The M\₃[D] construction and n-modularity

In 1968, E. T. Schmidt introduced the M\_3[D] construction, an extension of the five-element nondistributive lattice M\_3 by a bounded distributive lattice D, defined as the lattice of all triples $(x, y, z) \in D^3$ satisfying $x \mm y = x \mm z = y \mm z$. The lattice M\_3[D] is a modular congruence-preserving extension of D. In this paper, we investigate this construction for an arbitrary lattice L. For every n > 0, we exhibit an identity Un such that U1 is modularity and Un+1 is properly weaker than Un. Let Mn denote the variety defined by Un, the variety of n-modular lattices. If L is n-modular, then M\_3[L] is a lattice, in fact, a congruence-preserving extension of L; we also prove that, in this case, $IdM\_3[L] \cong M\_3[Id L]$. We provide an example of a lattice L such that M\_3[L] is not a lattice. This example also provides a negative solution to a problem of R. W. Quackenbush: Is the tensor product $A\otimes B$ of two lattices A and B with zero always a lattice. We complement this result by generalizing the M\_3[L] construction to an M\_4[L] construction.
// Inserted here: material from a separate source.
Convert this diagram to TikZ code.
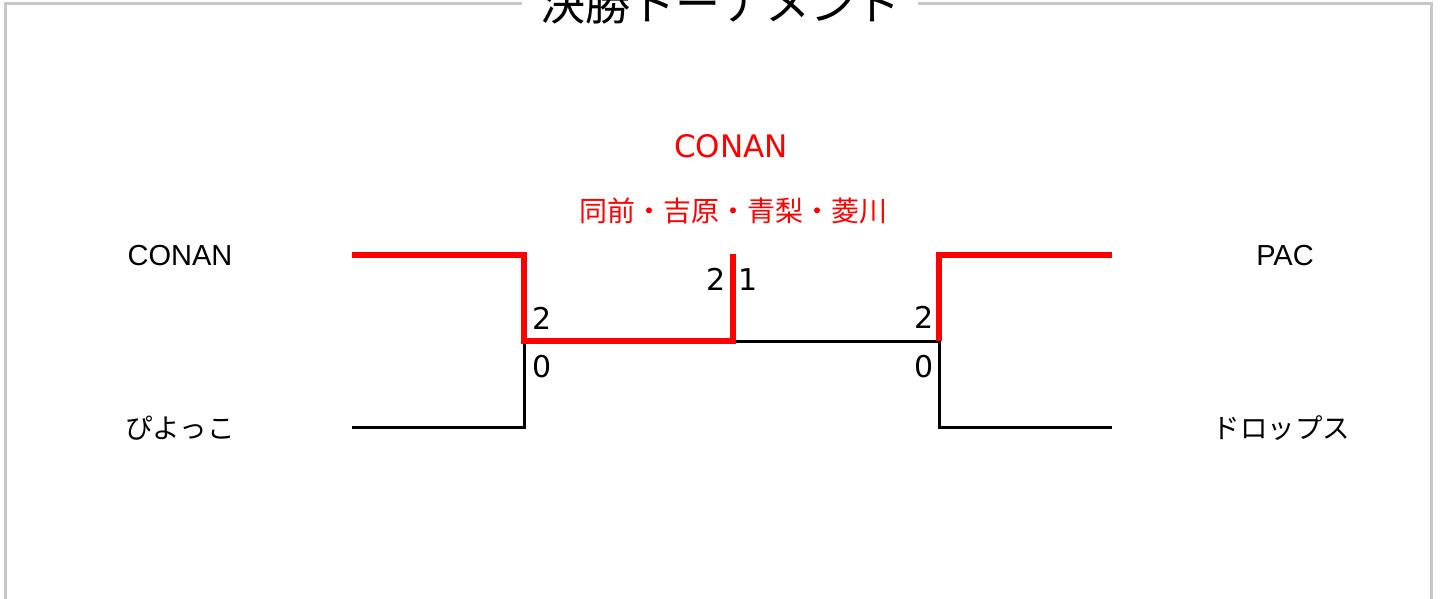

This yields, in particular, a bounded modular lattice L such that $M\_4 \otimes L$ is not a lattice, thus providing a negative solution to Quackenbush's problem in the variety M of modular lattices. Finally, we sharpen a result of R. P. Dilworth: Every finite distributive lattice can be represented as the congruence lattice of a finite 3-modular lattice. We do this by verifying that a construction of G. Gr\"{a}tzer, H. Lakser, and E. T. Schmidt yields a 3-modular lattice.